What is needed ▸ Print, word for word, every line from the beginning of the listing up to and including the line with "text] (t4) at". Pictures are to be excluded.
· · · · · · ·
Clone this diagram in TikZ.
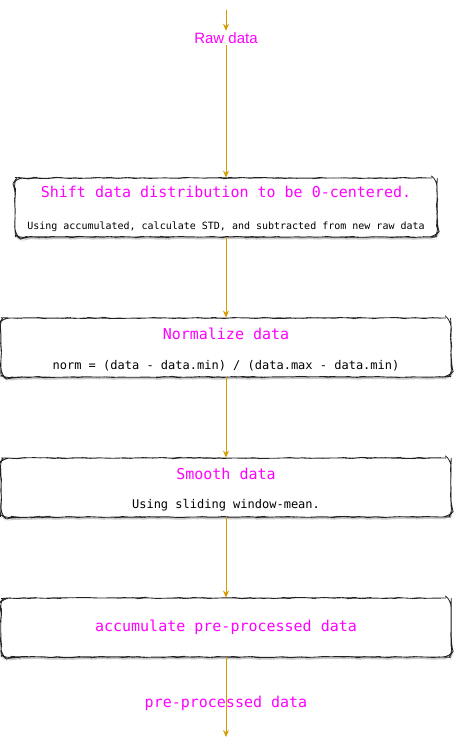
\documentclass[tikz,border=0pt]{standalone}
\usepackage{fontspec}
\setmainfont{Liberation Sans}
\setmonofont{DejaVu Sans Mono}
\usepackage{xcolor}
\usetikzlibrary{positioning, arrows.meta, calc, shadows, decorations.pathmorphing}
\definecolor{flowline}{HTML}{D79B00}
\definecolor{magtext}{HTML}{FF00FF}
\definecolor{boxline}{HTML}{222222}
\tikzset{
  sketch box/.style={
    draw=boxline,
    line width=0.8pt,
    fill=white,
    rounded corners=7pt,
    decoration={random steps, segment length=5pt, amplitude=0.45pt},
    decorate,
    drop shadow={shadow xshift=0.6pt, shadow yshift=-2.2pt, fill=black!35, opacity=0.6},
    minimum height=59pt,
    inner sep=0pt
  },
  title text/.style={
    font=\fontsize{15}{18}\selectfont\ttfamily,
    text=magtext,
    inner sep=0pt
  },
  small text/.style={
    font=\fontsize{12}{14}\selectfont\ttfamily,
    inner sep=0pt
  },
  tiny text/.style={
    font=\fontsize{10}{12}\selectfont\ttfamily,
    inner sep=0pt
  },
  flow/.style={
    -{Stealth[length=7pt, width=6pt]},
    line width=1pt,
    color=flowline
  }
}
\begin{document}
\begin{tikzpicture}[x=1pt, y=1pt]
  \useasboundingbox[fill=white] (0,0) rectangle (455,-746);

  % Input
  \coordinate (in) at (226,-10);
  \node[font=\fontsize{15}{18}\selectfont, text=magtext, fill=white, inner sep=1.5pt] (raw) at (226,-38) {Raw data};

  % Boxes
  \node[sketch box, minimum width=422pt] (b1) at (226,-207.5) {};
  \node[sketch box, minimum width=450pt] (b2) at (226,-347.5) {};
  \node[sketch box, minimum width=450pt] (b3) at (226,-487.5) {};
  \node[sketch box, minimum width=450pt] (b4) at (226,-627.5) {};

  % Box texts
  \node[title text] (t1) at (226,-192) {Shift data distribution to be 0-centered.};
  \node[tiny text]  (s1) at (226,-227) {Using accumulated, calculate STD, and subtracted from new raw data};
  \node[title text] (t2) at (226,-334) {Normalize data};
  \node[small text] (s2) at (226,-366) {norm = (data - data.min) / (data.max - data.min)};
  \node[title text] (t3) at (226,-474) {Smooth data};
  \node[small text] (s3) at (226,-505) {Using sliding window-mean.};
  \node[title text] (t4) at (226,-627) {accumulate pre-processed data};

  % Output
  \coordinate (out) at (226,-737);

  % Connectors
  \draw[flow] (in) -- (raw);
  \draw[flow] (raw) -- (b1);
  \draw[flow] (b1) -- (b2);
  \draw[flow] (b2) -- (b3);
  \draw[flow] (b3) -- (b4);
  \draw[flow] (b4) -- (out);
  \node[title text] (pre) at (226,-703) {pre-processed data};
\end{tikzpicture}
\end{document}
· · · · · · ·
Final result ▸
Clone this diagram in TikZ.
\documentclass[tikz,border=0pt]{standalone}
\usepackage{fontspec}
\setmainfont{Liberation Sans}
\setmonofont{DejaVu Sans Mono}
\usepackage{xcolor}
\usetikzlibrary{positioning, arrows.meta, calc, shadows, decorations.pathmorphing}
\definecolor{flowline}{HTML}{D79B00}
\definecolor{magtext}{HTML}{FF00FF}
\definecolor{boxline}{HTML}{222222}
\tikzset{
  sketch box/.style={
    draw=boxline,
    line width=0.8pt,
    fill=white,
    rounded corners=7pt,
    decoration={random steps, segment length=5pt, amplitude=0.45pt},
    decorate,
    drop shadow={shadow xshift=0.6pt, shadow yshift=-2.2pt, fill=black!35, opacity=0.6},
    minimum height=59pt,
    inner sep=0pt
  },
  title text/.style={
    font=\fontsize{15}{18}\selectfont\ttfamily,
    text=magtext,
    inner sep=0pt
  },
  small text/.style={
    font=\fontsize{12}{14}\selectfont\ttfamily,
    inner sep=0pt
  },
  tiny text/.style={
    font=\fontsize{10}{12}\selectfont\ttfamily,
    inner sep=0pt
  },
  flow/.style={
    -{Stealth[length=7pt, width=6pt]},
    line width=1pt,
    color=flowline
  }
}
\begin{document}
\begin{tikzpicture}[x=1pt, y=1pt]
  \useasboundingbox[fill=white] (0,0) rectangle (455,-746);

  % Input
  \coordinate (in) at (226,-10);
  \node[font=\fontsize{15}{18}\selectfont, text=magtext, fill=white, inner sep=1.5pt] (raw) at (226,-38) {Raw data};

  % Boxes
  \node[sketch box, minimum width=422pt] (b1) at (226,-207.5) {};
  \node[sketch box, minimum width=450pt] (b2) at (226,-347.5) {};
  \node[sketch box, minimum width=450pt] (b3) at (226,-487.5) {};
  \node[sketch box, minimum width=450pt] (b4) at (226,-627.5) {};

  % Box texts
  \node[title text] (t1) at (226,-192) {Shift data distribution to be 0-centered.};
  \node[tiny text]  (s1) at (226,-227) {Using accumulated, calculate STD, and subtracted from new raw data};
  \node[title text] (t2) at (226,-334) {Normalize data};
  \node[small text] (s2) at (226,-366) {norm = (data - data.min) / (data.max - data.min)};
  \node[title text] (t3) at (226,-474) {Smooth data};
  \node[small text] (s3) at (226,-505) {Using sliding window-mean.};
  \node[title text] (t4) at (226,-627) {accumulate pre-processed data};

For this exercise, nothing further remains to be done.